Using the FWER controlling support test procedure of Stange, Bodnar, Dickhaus (2015)"

In MHTcop: Tests Controlling the FDR / FWER under Certain Copula Models

knitr::opts_chunk$set(
  collapse = TRUE,
  comment = "#>"
)
library(parallel)
library(pbapply)
library("MHTcop")

This vignette demonstrates the usage of the FWER controlling support test described in J. Stange, T. Bodnar and T. Dickhaus (2015). The paper is available at https://doi.org/10.1007/s10182-014-0241-5. All following references to equations and theorems refer to this paper.

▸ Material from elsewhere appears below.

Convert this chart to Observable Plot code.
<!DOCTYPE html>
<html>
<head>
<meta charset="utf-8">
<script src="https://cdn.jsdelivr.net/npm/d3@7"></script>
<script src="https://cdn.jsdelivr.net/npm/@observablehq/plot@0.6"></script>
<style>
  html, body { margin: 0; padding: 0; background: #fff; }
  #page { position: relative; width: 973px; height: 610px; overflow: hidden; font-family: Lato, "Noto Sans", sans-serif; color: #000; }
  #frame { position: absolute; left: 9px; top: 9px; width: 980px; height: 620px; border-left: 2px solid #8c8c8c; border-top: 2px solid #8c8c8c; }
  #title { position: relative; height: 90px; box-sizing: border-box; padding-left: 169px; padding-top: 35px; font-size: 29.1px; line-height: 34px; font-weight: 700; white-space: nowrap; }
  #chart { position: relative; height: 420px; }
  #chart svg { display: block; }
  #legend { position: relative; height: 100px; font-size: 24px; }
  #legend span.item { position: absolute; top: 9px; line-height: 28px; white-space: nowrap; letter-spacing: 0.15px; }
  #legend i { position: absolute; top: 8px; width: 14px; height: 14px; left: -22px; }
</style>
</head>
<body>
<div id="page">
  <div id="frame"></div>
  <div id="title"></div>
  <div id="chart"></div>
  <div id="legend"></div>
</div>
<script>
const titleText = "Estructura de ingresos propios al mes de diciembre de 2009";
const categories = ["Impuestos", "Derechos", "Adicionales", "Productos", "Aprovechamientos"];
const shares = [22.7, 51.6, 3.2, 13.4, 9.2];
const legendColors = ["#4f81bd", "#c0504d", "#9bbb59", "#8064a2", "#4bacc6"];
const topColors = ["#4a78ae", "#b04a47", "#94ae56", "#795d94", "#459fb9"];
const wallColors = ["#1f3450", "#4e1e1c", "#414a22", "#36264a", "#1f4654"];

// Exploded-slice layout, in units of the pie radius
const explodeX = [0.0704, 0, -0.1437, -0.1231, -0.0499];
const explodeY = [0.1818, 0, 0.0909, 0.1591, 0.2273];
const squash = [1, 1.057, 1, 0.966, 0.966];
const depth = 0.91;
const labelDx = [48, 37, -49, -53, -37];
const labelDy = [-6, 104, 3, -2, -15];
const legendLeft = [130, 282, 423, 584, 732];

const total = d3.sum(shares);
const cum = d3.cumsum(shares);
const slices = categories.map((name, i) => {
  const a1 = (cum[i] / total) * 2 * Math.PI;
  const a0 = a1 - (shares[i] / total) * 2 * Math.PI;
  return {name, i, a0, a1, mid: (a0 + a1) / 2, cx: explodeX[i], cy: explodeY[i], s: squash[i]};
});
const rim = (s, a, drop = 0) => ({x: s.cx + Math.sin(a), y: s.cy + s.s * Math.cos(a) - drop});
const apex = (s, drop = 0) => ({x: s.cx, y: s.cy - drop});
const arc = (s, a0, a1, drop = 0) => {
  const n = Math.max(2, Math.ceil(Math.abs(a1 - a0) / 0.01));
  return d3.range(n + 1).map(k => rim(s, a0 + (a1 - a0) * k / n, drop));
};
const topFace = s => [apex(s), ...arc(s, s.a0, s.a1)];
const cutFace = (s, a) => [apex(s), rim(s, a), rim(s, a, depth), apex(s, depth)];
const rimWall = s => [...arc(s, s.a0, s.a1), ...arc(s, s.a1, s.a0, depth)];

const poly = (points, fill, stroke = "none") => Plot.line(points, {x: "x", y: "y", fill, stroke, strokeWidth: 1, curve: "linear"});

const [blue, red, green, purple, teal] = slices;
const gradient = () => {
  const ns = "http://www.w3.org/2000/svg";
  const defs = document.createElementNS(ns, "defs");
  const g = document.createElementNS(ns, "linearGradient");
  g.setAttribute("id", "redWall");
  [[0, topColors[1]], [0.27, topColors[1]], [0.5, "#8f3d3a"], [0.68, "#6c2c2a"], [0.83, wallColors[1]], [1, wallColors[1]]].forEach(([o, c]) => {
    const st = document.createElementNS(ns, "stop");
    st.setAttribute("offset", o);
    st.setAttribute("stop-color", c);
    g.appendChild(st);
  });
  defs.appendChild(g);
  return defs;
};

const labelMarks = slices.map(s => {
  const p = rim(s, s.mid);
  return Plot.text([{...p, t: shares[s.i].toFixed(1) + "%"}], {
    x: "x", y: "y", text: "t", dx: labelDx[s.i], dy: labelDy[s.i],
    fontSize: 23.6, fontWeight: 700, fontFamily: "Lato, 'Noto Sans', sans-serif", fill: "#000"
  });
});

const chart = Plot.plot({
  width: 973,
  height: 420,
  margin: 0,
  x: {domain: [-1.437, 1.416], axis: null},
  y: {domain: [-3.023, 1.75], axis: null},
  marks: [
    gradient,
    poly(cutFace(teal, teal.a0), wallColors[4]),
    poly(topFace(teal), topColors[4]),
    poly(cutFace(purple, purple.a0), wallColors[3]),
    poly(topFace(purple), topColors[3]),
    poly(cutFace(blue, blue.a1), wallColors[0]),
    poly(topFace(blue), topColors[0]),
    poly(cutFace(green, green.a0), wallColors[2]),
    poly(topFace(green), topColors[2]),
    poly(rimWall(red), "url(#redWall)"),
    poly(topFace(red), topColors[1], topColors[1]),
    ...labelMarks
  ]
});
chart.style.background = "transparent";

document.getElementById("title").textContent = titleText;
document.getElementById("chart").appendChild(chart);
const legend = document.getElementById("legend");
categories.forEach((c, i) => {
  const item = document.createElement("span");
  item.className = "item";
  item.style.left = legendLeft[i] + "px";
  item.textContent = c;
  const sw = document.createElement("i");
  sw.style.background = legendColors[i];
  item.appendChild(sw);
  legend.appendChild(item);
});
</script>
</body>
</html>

Performing FWER controlling support tests using fwer.support_test

Let $X_1,\cdots,X_n$ denote an i.i.d. sample which has the stochastic representation $X_{i,j}=\vartheta_j Z_j$ where $Z_j$ is a random variable which takes values in $[0,1]$ and which is distributed according to a Gumble copula with Beta margins. Then the test simultaneously tests the hypotheses $H_{0,j}: \vartheta_j \le \vartheta_j^$ versus the corresponding alternatives $H_{1,j}: \vartheta_j>\vartheta_j^$.

For values drawn from this model the test can be performed using fwer.support_test as follows:

set.seed(0)
sample_GumbelBeta<-function(m,n,eta,alpha,beta,theta)
{
  V<-stabledist::rstable(n,1/eta,1,(cos(pi/(2*eta)))^eta,as.numeric(eta==1),1) #vector of stable distributed numbers
  UU<-matrix(rexp(n*m),nrow=n,ncol=m)                         #returns matrix of exponentially distributed numbers m columns, n rows
  sample_gumbel<-exp(-(UU/V)^(1/eta))                         #each row is divided by the same number v, then "psi" is applied
  sample_gumbel_beta0<-stats::qbeta(sample_gumbel,alpha,beta) #transform to beta margins
  return( sample_gumbel_beta0%*%diag(theta)  )                #return columns multiplied by respective scale theta
}
n <- 100
alpha <- 3
beta <- 3
m <- 10
m0 <- 5
theta <- c(rep(2,m0),2+runif(m-m0,max=0.5))
sample <- sample_GumbelBeta(m,n,1,alpha,beta,theta)
res <- fwer.support_test(sample,rep(2,m),alpha,beta)
res$test$Empirical

Thus only the hypothesis $H_{0,8}$ is wrongly not rejected.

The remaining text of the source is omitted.